- Developer: PressOK Entertainment
- Platforms: iOS, Android
- Release: September 27, 2009
- Mode: Single-player

= Finger Physics =

2009 video game

Finger Physics is a physics-based puzzle mobile-only game published by American studio PressOK Entertainment on September 27, 2009. A sequel entitled Finger Physics: Thumb Wars was released the following year on July 22, 2010.

==Critical reception==

===Finger Physics===
CommonSenseMedia gave it 5/5 stars, writing "Finger Physics is an incredibly well made game app. Whether you're holding your breath, carefully stacking different shaped blocks, or knocking obstacles out of the way to guide a big block down to the screen's bottom, you're both exercising your knowledge of the laws of physics and having a heck of a lot of fun at the same time. New puzzles and levels are available to download in the future, giving Finger Physics the chance to be a very long-lived app on your iPhone." AppSpy gave it 4.5, concluding "You know a game is great when it offers the same four or five game modes but doesn't feel repetitive in the slightest. Finger Physics is one of those games."

AppAdvice wrote "Finger physics is a well done game, and if it wasn't for Topple 2 it would be a should buy, and the ratings indicate that. For $0.99 Finger Physics is worth considering depending on whether you have Topple 2 or not. Also if you don't have Topple 2, it's free so get downloading." SlideToPlay gave it 3 out of 4, commenting "We weren't knocked out by its charm, but Finger Physics doesn't skimp on the puzzles."

148Apps gave it 4.5 starts, writing "Finger Physics does its best to pull you in and keep you going by offering a variety of game modes, some of which have a pretty unique slant, and it does so at a very modest price. Anyone who is a fan of the physics puzzle genre will get a good amount of challenge and enjoyment out of the game, and may just find that the urge to get a gold star on every level can be quite irresistible. Pocket Gamer rated it 8/10, concluding "Though lacking an energetic personality, new elements make this physics gaming compound fresh and fun to play".

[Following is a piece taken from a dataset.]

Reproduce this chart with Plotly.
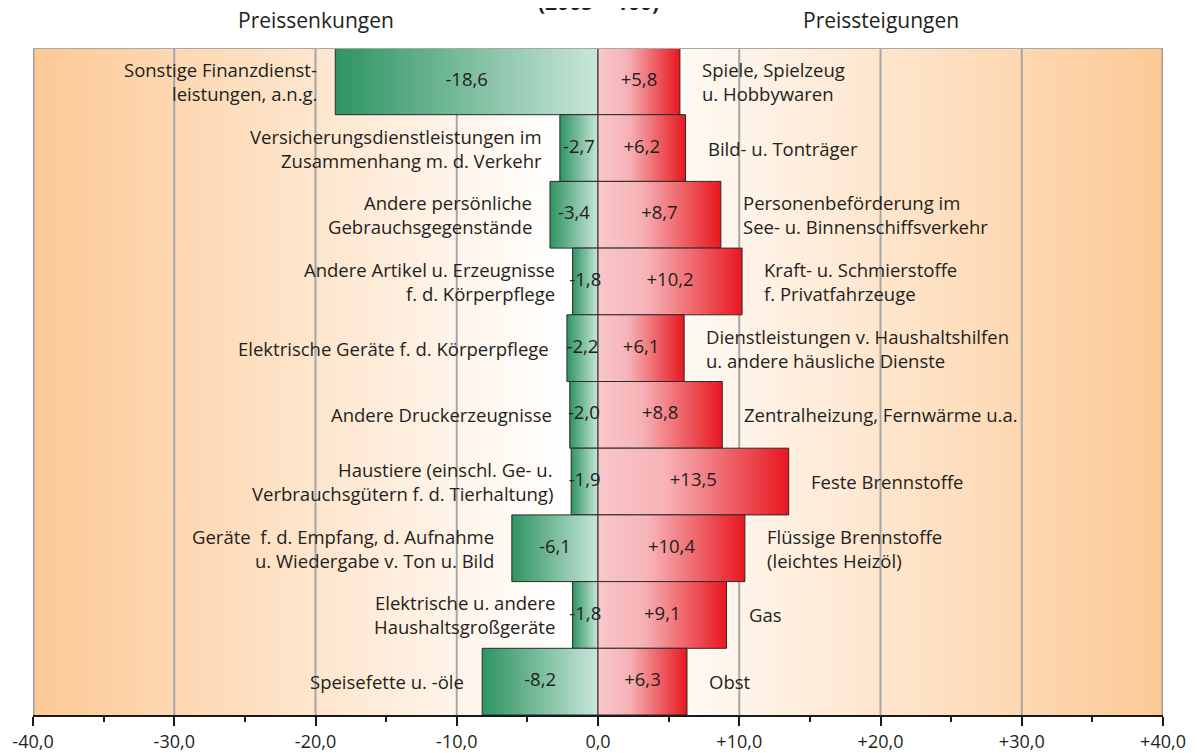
import plotly.graph_objects as go

# ---------------- data ----------------
left_labels = [
    "Sonstige Finanzdienst-<br>leistungen, a.n.g.",
    "Versicherungsdienstleistungen im<br>Zusammenhang m. d. Verkehr",
    "Andere persönliche<br>Gebrauchsgegenstände",
    "Andere Artikel u. Erzeugnisse<br>f. d. Körperpflege",
    "Elektrische Geräte f. d. Körperpflege",
    "Andere Druckerzeugnisse",
    "Haustiere (einschl. Ge- u.<br>Verbrauchsgütern f. d. Tierhaltung)",
    "Geräte  f. d. Empfang, d. Aufnahme<br>u. Wiedergabe v. Ton u. Bild",
    "Elektrische u. andere<br>Haushaltsgroßgeräte",
    "Speisefette u. -öle",
]
left_values = [-18.6, -2.7, -3.4, -1.8, -2.2, -2.0, -1.9, -6.1, -1.8, -8.2]

right_labels = [
    "Spiele, Spielzeug<br>u. Hobbywaren",
    "Bild- u. Tonträger",
    "Personenbeförderung im<br>See- u. Binnenschiffsverkehr",
    "Kraft- u. Schmierstoffe<br>f. Privatfahrzeuge",
    "Dienstleistungen v. Haushaltshilfen<br>u. andere häusliche Dienste",
    "Zentralheizung, Fernwärme u.a.",
    "Feste Brennstoffe",
    "Flüssige Brennstoffe<br>(leichtes Heizöl)",
    "Gas",
    "Obst",
]
right_values = [5.8, 6.2, 8.7, 10.2, 6.1, 8.8, 13.5, 10.4, 9.1, 6.3]

tick_values = [-40, -30, -20, -10, 0, 10, 20, 30, 40]
tick_labels = ["-40,0", "-30,0", "-20,0", "-10,0", "0,0", "+10,0", "+20,0", "+30,0", "+40,0"]

title_text = "(2005 = 100)"
header_left = "Preissenkungen"
header_right = "Preissteigungen"

# ---------------- style ----------------
FONT = "Open Sans"
TXT = "#231f20"
ORANGE = "#FCC995"
GREEN_SCALE = [[0, "#2E9462"], [1, "#C9E6DA"]]
RED_SCALE = [[0, "#F9C7CA"], [0.35, "#F6B3B7"], [1, "#E8171F"]]
GRID = "#A6A6A6"
EDGE = "#2b2b2b"
LABEL_FS = 18.5
VALUE_FS = 18.5
TICK_FS = 18
HEADER_FS = 21
LINE_GAP = 24  # px between the two lines of a label

n = len(left_values)
ymin, ymax = -0.5, n - 0.5
xmin, xmax = tick_values[0], tick_values[-1]

fig = go.Figure()

# background gradient
fig.add_trace(go.Scatter(
    x=[xmin, xmax, xmax, xmin, xmin], y=[ymin, ymin, ymax, ymax, ymin],
    mode="lines", fill="toself", line=dict(width=0),
    fillgradient=dict(type="horizontal", start=xmin, stop=xmax,
                      colorscale=[[0, ORANGE], [0.47, "#FFFFFF"], [0.53, "#FFFFFF"], [1, ORANGE]]),
    hoverinfo="skip", showlegend=False))

# gridlines (above background, below bars)
gx, gy = [], []
for v in tick_values[1:-1]:
    if v == 0:
        continue
    gx += [v, v, None]
    gy += [ymin, ymax, None]
fig.add_trace(go.Scatter(x=gx, y=gy, mode="lines", line=dict(color=GRID, width=2),
                         hoverinfo="skip", showlegend=False))


def fmt(v):
    return f"{v:+.1f}".replace(".", ",")


# bars
for i in range(n):
    for val, scale in ((left_values[i], GREEN_SCALE), (right_values[i], RED_SCALE)):
        x0, x1 = (val, 0) if val < 0 else (0, val)
        fig.add_trace(go.Scatter(
            x=[x0, x1, x1, x0, x0], y=[i - 0.5, i - 0.5, i + 0.5, i + 0.5, i - 0.5],
            mode="lines", fill="toself", line=dict(color=EDGE, width=1),
            fillgradient=dict(type="horizontal", start=x0, stop=x1, colorscale=scale),
            hoverinfo="skip", showlegend=False))

# value labels in bars
fig.add_trace(go.Scatter(
    x=[v / 2 for v in left_values] + [v / 2 for v in right_values],
    y=list(range(n)) * 2,
    mode="text",
    text=[fmt(v) for v in left_values] + [fmt(v) for v in right_values],
    textfont=dict(family=FONT, size=VALUE_FS, color=TXT),
    hoverinfo="skip", showlegend=False))

annotations = []


def add_label(text, x, y, side):
    lines = text.split("<br>")
    k = len(lines)
    for j, line in enumerate(lines):
        off = (j - (k - 1) / 2) * LINE_GAP
        annotations.append(dict(
            text=line, x=x, y=y, xref="x", yref="y",
            xanchor="right" if side == "left" else "left", yanchor="middle",
            xshift=-16 if side == "left" else 20, yshift=-off,
            showarrow=False, font=dict(family=FONT, size=LABEL_FS, color=TXT)))


for i in range(n):
    add_label(left_labels[i], left_values[i], i, "left")
    add_label(right_labels[i], right_values[i], i, "right")

annotations.append(dict(text=title_text, x=0.5, y=1, xref="paper", yref="paper",
                        xanchor="center", yanchor="bottom", yshift=30, showarrow=False,
                        font=dict(family=FONT, size=21, color=TXT, weight="bold")))
annotations.append(dict(text=header_left, x=-20, y=1, xref="x", yref="paper",
                        xanchor="center", yanchor="middle", yshift=28, showarrow=False,
                        font=dict(family=FONT, size=HEADER_FS, color=TXT)))
annotations.append(dict(text=header_right, x=20, y=1, xref="x", yref="paper",
                        xanchor="center", yanchor="middle", yshift=28, showarrow=False,
                        font=dict(family=FONT, size=HEADER_FS, color=TXT)))

shapes = [
    dict(type="line", xref="x", yref="y", x0=xmin, x1=xmin, y0=ymin, y1=ymax,
         line=dict(color="#9E9E9E", width=3), layer="above"),
    dict(type="line", xref="x", yref="y", x0=xmax, x1=xmax, y0=ymin, y1=ymax,
         line=dict(color="#9E9E9E", width=3), layer="above"),
    dict(type="line", xref="x", yref="y", x0=xmin, x1=xmax, y0=ymin, y1=ymin,
         line=dict(color="#A8A8A8", width=2), layer="above"),
]

fig.update_layout(
    width=1189, height=745,
    margin=dict(l=25, r=34, t=40, b=38),
    paper_bgcolor="white", plot_bgcolor="white",
    showlegend=False,
    annotations=annotations,
    shapes=shapes,
    xaxis=dict(range=[xmin, xmax], tickvals=tick_values, ticktext=tick_labels,
               showgrid=False, zeroline=False, showline=True, linecolor="#1a1a1a", linewidth=2,
               ticks="outside", ticklen=9, tickwidth=2, tickcolor="#1a1a1a",
               tickfont=dict(family=FONT, size=TICK_FS, color=TXT),
               minor=dict(dtick=5, ticks="outside", ticklen=5, tickwidth=2, tickcolor="#1a1a1a", showgrid=False),
               fixedrange=True, automargin=False),
    yaxis=dict(range=[ymax, ymin], visible=False, fixedrange=True),
)

fig.write_html("out.html")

===Finger Physics: Thumb Wars===
The game has a Metacritic rating of 69% based on 5 critic reviews.

AppSpy wrote "Finger Physics: Thumb Wars picks up the pieces where Finger Fun left off and manages to improve on an already solid physics puzzler". Slide To Play said "This sequel-of-sorts to the popular compilation of physics games offers less variety, but an awesome leaderboard concept that makes it worth playing." 148Apps wrote "Finger Physics: Thumb Wars does a good job at differentiating itself and adding the novel country competition mechanic, but the monotonous gameplay and frustrating menu layouts drag the game down." Pocket Gamer UK said "A novel combination of physics gameplay and creative online scoring, Finger Physics: Thumb Wars could stand for more polished level design." No DPad wrote "I liked the first one and was looking for some improvement in terms of replay value, but I didn't exactly get it."